| Task description |
Scan the records below for the line with "Give me the" and the line with "-13.04, -9.81, -28.15]", and retype that range exactly, both ends included, pictures excepted.

[Extracted records]
☆ ☆ ☆ ☆
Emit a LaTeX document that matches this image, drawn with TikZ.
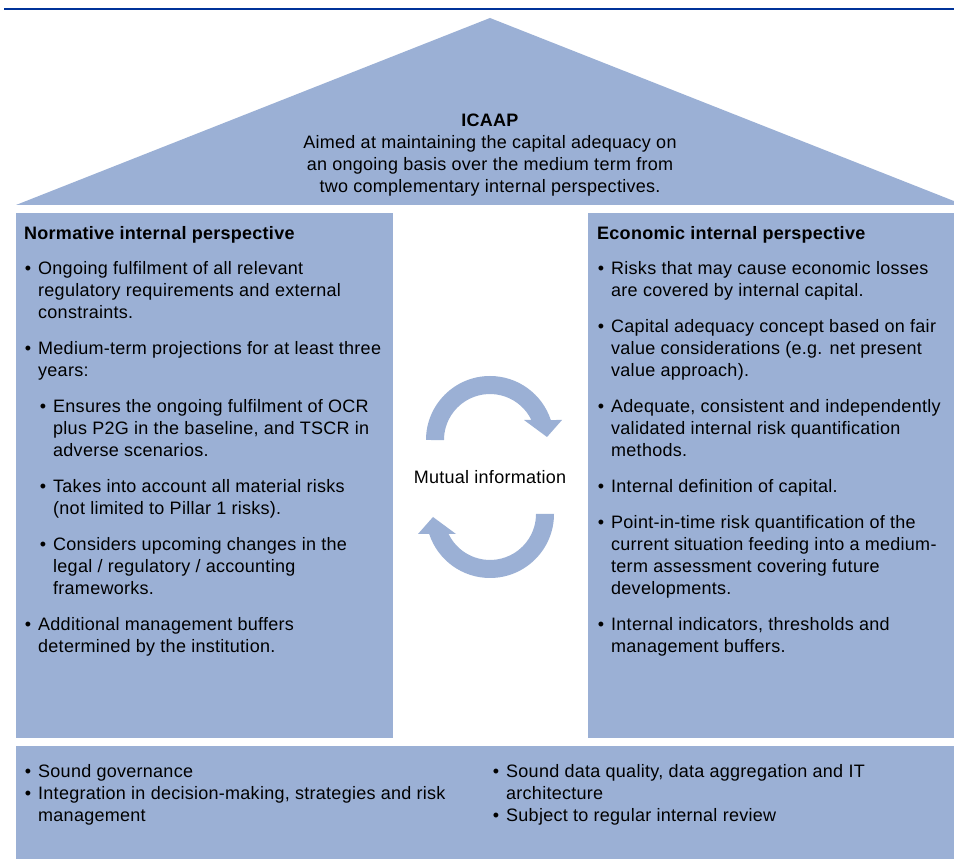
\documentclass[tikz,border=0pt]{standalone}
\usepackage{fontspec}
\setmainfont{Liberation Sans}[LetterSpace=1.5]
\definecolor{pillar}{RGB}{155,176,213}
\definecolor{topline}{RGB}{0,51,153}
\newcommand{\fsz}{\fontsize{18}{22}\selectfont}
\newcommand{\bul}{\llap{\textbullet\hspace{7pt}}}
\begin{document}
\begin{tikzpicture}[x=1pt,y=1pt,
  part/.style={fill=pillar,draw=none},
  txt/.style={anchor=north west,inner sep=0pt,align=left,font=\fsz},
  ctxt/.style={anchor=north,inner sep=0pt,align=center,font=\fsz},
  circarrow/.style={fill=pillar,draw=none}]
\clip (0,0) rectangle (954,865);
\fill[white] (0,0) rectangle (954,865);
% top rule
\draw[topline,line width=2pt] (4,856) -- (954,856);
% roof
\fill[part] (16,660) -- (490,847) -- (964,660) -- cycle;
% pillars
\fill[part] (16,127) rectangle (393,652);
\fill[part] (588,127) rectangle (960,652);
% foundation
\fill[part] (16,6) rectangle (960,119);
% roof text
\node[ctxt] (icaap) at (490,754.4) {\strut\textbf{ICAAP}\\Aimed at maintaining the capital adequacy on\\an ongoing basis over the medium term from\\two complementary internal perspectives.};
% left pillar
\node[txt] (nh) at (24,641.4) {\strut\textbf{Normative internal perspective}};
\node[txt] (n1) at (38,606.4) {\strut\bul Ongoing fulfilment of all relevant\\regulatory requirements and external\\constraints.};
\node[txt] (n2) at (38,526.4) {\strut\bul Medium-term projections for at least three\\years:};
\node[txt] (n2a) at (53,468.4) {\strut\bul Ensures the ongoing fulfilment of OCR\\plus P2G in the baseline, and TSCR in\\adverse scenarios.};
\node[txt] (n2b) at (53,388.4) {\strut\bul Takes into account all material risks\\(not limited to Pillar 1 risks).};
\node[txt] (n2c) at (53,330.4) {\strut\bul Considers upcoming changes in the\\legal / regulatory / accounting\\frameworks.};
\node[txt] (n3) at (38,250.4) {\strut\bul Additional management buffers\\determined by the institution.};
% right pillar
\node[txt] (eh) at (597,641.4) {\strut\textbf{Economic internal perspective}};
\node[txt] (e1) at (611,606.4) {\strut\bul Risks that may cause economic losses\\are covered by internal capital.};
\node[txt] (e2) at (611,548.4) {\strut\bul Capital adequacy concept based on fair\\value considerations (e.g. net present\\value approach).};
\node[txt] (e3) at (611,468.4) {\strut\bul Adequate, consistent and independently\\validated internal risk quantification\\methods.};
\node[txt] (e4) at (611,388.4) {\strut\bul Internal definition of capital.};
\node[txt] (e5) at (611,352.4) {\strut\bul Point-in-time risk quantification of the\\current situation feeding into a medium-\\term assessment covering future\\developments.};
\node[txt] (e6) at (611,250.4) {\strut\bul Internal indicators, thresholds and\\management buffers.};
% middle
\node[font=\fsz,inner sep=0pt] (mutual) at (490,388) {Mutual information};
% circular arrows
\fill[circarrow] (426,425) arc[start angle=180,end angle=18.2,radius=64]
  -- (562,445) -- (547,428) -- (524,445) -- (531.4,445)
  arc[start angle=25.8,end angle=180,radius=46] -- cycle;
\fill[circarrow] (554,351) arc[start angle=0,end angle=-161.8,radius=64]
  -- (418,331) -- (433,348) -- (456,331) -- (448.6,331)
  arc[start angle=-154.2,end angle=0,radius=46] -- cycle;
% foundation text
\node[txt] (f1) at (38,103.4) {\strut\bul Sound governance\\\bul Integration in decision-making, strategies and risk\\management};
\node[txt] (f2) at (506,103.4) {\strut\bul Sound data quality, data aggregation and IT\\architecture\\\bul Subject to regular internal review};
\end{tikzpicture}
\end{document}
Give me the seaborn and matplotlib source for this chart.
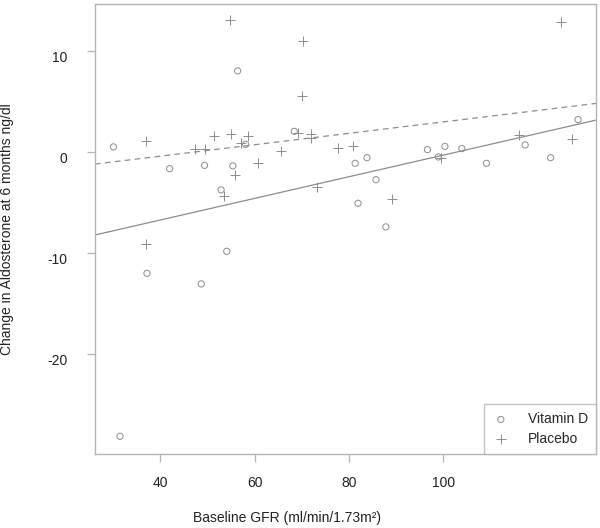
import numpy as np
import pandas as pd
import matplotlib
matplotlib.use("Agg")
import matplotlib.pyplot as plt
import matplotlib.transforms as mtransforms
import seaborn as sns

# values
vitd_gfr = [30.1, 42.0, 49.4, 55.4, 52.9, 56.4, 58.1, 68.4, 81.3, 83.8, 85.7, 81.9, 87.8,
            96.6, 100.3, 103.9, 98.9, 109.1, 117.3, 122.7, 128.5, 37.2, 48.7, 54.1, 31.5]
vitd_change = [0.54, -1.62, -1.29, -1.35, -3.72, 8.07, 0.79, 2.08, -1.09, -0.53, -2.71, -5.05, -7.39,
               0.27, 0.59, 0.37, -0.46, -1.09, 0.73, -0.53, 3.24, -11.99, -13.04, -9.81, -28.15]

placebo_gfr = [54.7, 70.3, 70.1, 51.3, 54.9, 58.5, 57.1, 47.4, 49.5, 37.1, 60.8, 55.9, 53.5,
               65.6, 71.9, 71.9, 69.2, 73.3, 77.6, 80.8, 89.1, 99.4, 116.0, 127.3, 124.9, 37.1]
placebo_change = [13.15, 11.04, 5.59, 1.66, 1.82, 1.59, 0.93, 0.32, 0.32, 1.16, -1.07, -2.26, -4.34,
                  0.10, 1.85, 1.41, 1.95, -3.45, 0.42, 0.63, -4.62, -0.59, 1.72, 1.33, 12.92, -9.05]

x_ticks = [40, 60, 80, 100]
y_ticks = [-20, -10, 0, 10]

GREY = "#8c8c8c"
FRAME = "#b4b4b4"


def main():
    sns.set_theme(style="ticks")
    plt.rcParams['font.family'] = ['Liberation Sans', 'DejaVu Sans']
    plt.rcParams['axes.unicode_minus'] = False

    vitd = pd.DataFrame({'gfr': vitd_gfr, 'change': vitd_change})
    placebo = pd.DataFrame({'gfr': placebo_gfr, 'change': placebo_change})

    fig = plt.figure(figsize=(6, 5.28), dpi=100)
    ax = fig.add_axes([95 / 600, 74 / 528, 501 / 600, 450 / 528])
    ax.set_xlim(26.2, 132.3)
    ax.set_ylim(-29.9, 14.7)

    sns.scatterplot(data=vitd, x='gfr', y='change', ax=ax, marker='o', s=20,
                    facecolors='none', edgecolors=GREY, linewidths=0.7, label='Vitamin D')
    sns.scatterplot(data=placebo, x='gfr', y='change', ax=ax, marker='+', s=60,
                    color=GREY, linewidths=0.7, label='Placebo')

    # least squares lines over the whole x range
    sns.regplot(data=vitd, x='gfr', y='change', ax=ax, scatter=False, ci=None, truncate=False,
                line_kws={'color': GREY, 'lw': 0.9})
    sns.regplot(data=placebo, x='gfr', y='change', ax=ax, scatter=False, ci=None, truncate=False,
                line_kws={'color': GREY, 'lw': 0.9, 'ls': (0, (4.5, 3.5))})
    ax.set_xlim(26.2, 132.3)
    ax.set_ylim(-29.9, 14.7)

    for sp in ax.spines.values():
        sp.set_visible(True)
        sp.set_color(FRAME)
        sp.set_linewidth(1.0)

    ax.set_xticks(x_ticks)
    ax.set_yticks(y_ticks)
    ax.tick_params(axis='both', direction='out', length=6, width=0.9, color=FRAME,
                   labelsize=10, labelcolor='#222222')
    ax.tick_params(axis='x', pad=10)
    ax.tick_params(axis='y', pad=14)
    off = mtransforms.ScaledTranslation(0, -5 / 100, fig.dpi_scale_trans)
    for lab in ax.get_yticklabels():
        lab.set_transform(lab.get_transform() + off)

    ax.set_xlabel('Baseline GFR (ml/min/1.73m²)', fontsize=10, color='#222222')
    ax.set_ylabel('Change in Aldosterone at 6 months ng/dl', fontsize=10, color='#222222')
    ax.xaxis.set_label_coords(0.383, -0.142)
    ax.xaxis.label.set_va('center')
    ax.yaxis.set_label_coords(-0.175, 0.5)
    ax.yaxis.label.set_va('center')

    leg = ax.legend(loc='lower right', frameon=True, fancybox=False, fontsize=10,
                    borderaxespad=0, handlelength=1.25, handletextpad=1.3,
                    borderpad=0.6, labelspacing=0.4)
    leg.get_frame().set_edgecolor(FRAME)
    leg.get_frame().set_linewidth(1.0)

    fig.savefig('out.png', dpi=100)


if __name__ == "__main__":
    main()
☆ ☆ ☆ ☆
| Reply to the task |
Give me the seaborn and matplotlib source for this chart.
import numpy as np
import pandas as pd
import matplotlib
matplotlib.use("Agg")
import matplotlib.pyplot as plt
import matplotlib.transforms as mtransforms
import seaborn as sns

# values
vitd_gfr = [30.1, 42.0, 49.4, 55.4, 52.9, 56.4, 58.1, 68.4, 81.3, 83.8, 85.7, 81.9, 87.8,
            96.6, 100.3, 103.9, 98.9, 109.1, 117.3, 122.7, 128.5, 37.2, 48.7, 54.1, 31.5]
vitd_change = [0.54, -1.62, -1.29, -1.35, -3.72, 8.07, 0.79, 2.08, -1.09, -0.53, -2.71, -5.05, -7.39,
               0.27, 0.59, 0.37, -0.46, -1.09, 0.73, -0.53, 3.24, -11.99, -13.04, -9.81, -28.15]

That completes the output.